- EXERCISE GOAL:
Quote word for word the lines below, beginning with the first and ending with the one that has "const yAxisTitle = 'Comando". Drop the pictures.

##### DATA SECTION

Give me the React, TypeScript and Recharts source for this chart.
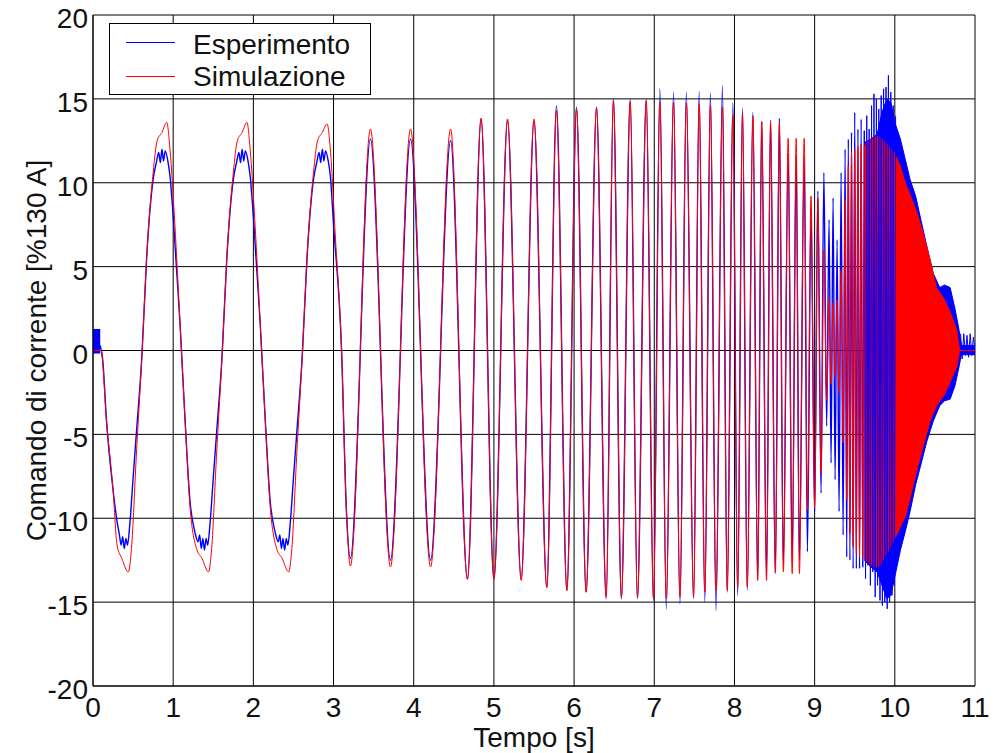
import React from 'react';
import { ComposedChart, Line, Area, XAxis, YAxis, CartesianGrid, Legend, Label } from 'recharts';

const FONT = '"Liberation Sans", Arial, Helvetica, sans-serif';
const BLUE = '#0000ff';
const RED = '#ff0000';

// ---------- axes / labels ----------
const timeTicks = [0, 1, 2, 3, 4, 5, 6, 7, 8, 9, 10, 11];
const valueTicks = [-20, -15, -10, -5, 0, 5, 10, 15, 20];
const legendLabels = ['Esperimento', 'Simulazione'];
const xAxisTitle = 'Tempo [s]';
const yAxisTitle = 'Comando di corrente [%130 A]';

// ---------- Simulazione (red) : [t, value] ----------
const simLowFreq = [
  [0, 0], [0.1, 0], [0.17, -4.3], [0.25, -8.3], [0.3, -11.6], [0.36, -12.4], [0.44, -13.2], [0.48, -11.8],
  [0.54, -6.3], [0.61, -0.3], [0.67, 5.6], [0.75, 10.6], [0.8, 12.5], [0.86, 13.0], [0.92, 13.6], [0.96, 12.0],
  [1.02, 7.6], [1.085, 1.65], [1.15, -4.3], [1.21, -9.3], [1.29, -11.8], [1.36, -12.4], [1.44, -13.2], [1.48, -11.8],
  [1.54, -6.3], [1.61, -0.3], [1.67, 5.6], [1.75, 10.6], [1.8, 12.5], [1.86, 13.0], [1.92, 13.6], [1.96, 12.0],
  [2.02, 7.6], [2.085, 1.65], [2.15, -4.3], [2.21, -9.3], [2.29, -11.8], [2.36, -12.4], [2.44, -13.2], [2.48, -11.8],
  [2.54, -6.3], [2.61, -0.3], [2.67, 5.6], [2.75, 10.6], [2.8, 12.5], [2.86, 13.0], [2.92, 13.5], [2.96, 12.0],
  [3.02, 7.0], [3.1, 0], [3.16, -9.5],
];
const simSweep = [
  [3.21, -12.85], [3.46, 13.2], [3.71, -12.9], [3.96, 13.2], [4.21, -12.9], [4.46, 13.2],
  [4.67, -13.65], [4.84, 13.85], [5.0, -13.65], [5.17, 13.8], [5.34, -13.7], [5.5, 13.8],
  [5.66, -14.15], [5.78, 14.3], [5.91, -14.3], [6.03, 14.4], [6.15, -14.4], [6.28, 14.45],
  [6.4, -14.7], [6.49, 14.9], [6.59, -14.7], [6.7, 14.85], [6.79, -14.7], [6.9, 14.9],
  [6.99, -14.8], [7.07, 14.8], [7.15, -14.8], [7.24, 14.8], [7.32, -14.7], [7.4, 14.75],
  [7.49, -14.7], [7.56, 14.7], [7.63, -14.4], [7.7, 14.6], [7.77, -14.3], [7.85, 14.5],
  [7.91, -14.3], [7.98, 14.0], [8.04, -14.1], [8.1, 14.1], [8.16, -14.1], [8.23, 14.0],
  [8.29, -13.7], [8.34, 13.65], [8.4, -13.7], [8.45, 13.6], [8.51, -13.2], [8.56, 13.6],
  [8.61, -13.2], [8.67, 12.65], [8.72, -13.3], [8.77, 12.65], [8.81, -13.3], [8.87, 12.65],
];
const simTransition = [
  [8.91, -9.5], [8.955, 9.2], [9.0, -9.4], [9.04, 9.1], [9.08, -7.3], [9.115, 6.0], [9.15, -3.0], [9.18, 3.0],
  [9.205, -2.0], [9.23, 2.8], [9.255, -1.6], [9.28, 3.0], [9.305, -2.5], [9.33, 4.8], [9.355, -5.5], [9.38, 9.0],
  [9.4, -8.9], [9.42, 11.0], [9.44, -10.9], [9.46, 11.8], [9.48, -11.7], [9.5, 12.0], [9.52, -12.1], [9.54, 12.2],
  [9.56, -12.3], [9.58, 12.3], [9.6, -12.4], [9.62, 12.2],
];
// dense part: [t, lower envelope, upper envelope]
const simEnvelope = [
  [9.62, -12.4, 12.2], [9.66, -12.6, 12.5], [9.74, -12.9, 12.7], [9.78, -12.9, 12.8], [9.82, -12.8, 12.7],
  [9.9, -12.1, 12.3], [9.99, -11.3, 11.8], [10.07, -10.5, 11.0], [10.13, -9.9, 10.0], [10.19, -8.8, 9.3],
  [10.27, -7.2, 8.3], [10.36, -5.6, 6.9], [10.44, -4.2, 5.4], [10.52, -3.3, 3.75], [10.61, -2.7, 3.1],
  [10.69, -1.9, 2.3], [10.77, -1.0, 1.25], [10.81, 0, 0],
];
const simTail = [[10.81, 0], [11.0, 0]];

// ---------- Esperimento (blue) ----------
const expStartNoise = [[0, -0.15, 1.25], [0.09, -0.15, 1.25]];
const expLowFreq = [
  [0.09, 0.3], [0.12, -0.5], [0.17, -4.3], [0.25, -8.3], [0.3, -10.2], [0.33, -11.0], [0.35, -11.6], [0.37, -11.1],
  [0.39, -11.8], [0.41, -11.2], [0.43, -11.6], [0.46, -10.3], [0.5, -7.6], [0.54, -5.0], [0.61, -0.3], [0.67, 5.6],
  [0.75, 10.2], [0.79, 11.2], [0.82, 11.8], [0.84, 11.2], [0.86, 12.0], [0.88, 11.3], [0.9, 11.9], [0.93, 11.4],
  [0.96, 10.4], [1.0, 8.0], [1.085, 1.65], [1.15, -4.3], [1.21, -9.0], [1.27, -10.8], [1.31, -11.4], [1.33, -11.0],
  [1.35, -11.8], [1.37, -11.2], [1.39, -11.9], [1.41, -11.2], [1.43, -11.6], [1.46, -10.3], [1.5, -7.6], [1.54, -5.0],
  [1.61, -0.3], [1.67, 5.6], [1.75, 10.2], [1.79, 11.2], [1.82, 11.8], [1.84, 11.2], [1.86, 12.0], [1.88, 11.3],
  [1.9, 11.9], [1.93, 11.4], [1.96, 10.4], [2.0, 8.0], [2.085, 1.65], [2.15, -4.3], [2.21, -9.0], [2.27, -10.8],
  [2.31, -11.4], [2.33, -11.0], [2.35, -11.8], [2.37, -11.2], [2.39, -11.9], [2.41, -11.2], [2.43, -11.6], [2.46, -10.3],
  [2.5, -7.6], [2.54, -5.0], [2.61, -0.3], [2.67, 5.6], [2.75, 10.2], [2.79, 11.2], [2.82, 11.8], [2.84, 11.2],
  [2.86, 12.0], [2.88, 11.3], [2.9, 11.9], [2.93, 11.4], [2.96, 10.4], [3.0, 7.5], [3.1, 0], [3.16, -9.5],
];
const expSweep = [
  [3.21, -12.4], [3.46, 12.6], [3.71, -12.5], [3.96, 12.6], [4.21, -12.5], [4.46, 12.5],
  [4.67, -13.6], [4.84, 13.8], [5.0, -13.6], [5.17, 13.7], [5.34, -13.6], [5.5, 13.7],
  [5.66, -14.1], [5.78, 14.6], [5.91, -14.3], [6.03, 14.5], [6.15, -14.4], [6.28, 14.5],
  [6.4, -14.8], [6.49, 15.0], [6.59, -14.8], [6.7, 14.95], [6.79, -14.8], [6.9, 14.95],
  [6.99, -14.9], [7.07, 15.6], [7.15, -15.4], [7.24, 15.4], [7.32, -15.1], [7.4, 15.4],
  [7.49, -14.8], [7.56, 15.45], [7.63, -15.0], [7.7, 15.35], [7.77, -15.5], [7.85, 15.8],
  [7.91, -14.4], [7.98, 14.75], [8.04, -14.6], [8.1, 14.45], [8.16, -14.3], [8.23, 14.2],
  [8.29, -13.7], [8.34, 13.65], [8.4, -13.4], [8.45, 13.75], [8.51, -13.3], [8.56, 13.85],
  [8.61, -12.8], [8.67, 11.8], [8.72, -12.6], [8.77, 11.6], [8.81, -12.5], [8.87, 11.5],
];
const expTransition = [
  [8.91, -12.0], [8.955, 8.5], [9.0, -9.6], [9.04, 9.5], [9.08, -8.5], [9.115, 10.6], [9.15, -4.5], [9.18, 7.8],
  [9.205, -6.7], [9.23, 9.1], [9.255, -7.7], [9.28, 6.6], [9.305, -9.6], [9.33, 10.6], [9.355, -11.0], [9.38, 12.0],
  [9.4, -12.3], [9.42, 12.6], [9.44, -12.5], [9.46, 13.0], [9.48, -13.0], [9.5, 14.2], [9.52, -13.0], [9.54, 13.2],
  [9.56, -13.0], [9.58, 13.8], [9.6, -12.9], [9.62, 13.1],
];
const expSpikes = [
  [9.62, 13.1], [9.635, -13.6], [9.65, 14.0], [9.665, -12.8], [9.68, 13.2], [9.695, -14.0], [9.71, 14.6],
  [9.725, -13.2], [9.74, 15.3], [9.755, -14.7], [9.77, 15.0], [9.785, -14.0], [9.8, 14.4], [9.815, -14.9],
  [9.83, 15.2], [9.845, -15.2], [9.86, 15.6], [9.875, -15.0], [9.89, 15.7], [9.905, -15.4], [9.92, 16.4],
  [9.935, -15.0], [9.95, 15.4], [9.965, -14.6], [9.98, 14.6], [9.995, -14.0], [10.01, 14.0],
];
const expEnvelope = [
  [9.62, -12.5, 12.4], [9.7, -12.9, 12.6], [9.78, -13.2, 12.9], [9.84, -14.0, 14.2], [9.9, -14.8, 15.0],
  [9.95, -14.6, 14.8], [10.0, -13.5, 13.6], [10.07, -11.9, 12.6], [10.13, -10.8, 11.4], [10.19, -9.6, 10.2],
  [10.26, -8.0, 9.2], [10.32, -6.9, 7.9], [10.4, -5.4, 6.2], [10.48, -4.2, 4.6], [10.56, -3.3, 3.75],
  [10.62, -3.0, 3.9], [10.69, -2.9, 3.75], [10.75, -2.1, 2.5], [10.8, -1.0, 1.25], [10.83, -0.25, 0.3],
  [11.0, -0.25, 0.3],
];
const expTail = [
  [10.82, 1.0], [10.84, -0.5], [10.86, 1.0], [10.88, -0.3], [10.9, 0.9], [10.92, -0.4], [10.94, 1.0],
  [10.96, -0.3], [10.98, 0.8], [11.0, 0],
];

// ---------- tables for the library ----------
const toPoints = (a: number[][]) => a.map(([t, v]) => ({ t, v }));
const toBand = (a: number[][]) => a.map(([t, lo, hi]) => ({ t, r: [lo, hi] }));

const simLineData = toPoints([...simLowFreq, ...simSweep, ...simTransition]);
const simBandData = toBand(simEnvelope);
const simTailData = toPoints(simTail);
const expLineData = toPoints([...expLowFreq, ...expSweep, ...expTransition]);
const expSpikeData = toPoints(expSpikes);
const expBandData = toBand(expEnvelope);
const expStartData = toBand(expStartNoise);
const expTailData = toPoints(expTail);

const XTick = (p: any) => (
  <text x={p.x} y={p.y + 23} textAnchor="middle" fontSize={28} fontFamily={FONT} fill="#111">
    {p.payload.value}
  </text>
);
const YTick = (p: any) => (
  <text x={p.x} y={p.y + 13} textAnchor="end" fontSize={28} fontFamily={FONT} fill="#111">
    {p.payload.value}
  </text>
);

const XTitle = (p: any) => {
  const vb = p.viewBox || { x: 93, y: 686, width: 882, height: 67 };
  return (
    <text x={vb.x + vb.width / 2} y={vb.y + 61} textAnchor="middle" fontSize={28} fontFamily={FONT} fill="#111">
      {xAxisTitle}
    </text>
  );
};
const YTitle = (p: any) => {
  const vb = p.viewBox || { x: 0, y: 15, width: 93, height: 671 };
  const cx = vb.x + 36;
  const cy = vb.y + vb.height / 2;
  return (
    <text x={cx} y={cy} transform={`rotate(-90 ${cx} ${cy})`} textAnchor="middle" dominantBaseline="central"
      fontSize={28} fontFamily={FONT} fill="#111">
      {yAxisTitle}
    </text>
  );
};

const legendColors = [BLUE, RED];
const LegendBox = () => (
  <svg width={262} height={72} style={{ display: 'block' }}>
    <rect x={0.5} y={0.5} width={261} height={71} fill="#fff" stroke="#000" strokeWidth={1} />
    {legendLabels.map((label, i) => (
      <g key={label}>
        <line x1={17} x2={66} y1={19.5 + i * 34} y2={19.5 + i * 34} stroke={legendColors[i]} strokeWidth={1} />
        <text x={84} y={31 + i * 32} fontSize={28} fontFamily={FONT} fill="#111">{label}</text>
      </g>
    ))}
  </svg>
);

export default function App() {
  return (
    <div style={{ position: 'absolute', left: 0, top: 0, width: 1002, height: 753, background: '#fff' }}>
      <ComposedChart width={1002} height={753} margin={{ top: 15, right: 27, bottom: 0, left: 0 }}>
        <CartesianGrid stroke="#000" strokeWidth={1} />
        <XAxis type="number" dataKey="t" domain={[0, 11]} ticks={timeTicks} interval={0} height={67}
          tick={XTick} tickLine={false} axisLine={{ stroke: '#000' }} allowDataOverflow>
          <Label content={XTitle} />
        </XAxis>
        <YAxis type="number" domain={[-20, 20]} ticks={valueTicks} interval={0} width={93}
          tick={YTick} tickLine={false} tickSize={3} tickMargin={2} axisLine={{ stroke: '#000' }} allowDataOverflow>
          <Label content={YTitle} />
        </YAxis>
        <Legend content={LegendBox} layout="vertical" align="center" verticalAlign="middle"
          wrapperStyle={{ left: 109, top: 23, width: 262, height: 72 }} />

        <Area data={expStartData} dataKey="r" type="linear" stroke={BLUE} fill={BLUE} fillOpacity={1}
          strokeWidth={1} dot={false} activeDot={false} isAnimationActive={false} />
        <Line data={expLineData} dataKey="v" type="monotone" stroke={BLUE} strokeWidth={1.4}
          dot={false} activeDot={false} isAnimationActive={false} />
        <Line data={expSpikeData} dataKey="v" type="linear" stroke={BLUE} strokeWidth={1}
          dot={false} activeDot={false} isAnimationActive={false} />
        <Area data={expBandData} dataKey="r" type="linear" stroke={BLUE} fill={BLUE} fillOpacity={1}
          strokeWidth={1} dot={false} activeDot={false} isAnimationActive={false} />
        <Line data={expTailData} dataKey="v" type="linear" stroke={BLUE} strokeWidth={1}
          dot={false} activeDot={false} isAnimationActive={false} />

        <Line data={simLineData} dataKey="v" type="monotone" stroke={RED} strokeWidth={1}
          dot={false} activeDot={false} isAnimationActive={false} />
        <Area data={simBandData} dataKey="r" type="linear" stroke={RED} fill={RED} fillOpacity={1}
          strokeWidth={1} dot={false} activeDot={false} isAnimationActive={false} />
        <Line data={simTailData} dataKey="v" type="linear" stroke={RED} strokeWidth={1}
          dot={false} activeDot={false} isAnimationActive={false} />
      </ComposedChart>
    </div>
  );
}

##########

- TASK RESULT:
Give me the React, TypeScript and Recharts source for this chart.
import React from 'react';
import { ComposedChart, Line, Area, XAxis, YAxis, CartesianGrid, Legend, Label } from 'recharts';

const FONT = '"Liberation Sans", Arial, Helvetica, sans-serif';
const BLUE = '#0000ff';
const RED = '#ff0000';

// ---------- axes / labels ----------
const timeTicks = [0, 1, 2, 3, 4, 5, 6, 7, 8, 9, 10, 11];
const valueTicks = [-20, -15, -10, -5, 0, 5, 10, 15, 20];
const legendLabels = ['Esperimento', 'Simulazione'];
const xAxisTitle = 'Tempo [s]';
const yAxisTitle = 'Comando di corrente [%130 A]';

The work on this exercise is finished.